Coronavirus, contagio al chiuso: le regole del Cnr per proteggersi

Una corretta umidità dell'aria e ventilare gli ambienti sono operazioni che riducono la possibilità di contagio da Covid-19

Coronavirus: studio internazionale individua le linee guida per ridurre il rischio di contagio al chiuso, soprattutto in luoghi a rischio come ospedali e case di cura

E' risaputo che il Coronavirus si tramette più rapidamente all'interno di luoghi chiusi. Non è infatti un caso che la maggior parte dei contagi oggi avvenga tra le mura domestiche ma anche in ospedali e studi medici.  Il Covid-19 si trasmette non solo per contatto ma anche per via aerea attraverso le gocce di saliva (droplets) e questo è uno dei motivi per cui è così importante indossare la mascherina. Uno studio internazionale che comprende anche i ricercatori Cnr-Isac ha individuato le linee guida da eseguire per ridurre il rischio di contagio al chiuso.

"Sebbene il virus, di per sè, abbia dimensioni dell'ordine di un centinaio di nanometri (il diametro di un capello è di 50.000-180.000 nanometri), è verificato che una persona infetta, attraverso la respirazione, la vocalizzazione, la tosse, gli starnuti, può emettere un aerosol contenente potenzialmente il SARS-CoV-2", ha spiegato all'Ansa Francesca Costabile, ricercatrice dell'Istituto di scienze dell'atmosfera e del clima del Consiglio nazionale delle ricerche (Cnr-Isac).

Coronavirus, contagio al chiuso: "Mantenere un certo livello di umidità, ventilare gli ambienti e niente nebulizzatori"

"Oltre che in composizione, le particelle di tali aerosol variano notevolmente in dimensioni, da meno di 1.000 nanometri, il diametro delle polveri sottili, a valori superiori ai 5.000 nanometri, dimensione delle tipiche droplets respiratorie. - prosegue l'esperta - La relazione fra dose inalata e infettività per il SARS-CoV-2 dipende fortemente dalle dimensioni: la capacità di penetrazione nel tratto respiratorio basso, di traslocazione sistemica in tutto il corpo umano e di attacco a organi bersaglio particolarmente vulnerabili, primo fra tutti il cervello".

Il rischio quindi è fortemente associato alla dimensione dei droplets. "Ispirandoci al principio di precauzionalità, l'obiettivo principale del lavoro è stato riconoscere, sulla base di dati già pubblicati, l'esistenza di un rischio dovuto alla possibile trasmissione airborne del SARS-CoV-2 in particolari ambienti indoor.

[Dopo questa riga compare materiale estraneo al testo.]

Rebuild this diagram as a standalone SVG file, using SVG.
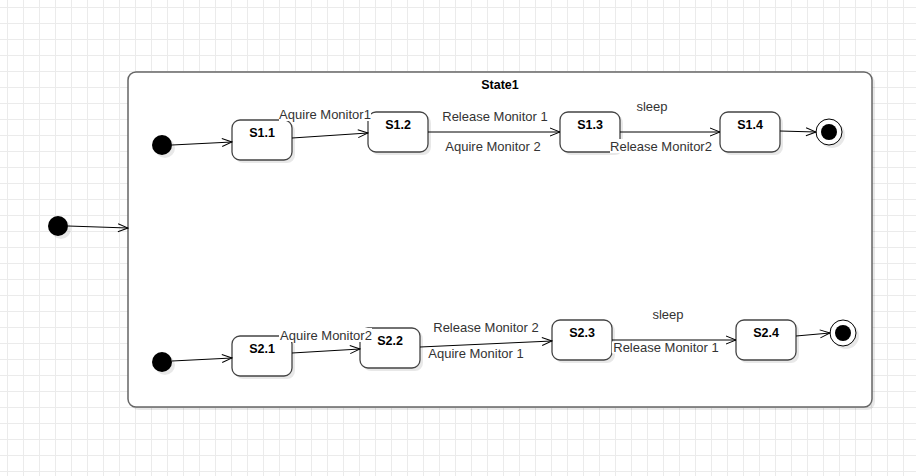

E quindi proporre linee guida semplici e chiare a ospedali, studi medici, locali pubblici e altri ambienti simili. Robusti risultati di laboratorio dimostrano come la trasmissione del virus, in ambienti privi di radiazione solare, sia favorita da condizioni secche e fredde. Su tale base - all'interno di ambienti chiusi con luce solare diretta fredda, secca e con ventilazione insufficiente - raccomandiamo innanzitutto: di mantenere un'adeguata umidificazione dell'aria interna (nel range 40-60%), soprattutto laddove ci si trovi in condizioni di temperature sotto i 20° C, l'utilizzo di purificatori d'aria, di un'adeguata ventilazione meccanica anche nei periodi invernali e la misura della concentrazione del biossido di carbonio (CO2) in aria, da mantenere sotto le 1000 ppm. Sconsigliamo, infine, l'utilizzo di nebulizzatori in alcune procedure mediche e di tipologie di disinfettanti per le pulizie come quelli al perossido di idrogeno. In assenza di queste precauzioni il rischio potrebbe permanere pur indossando la mascherina chirurgica".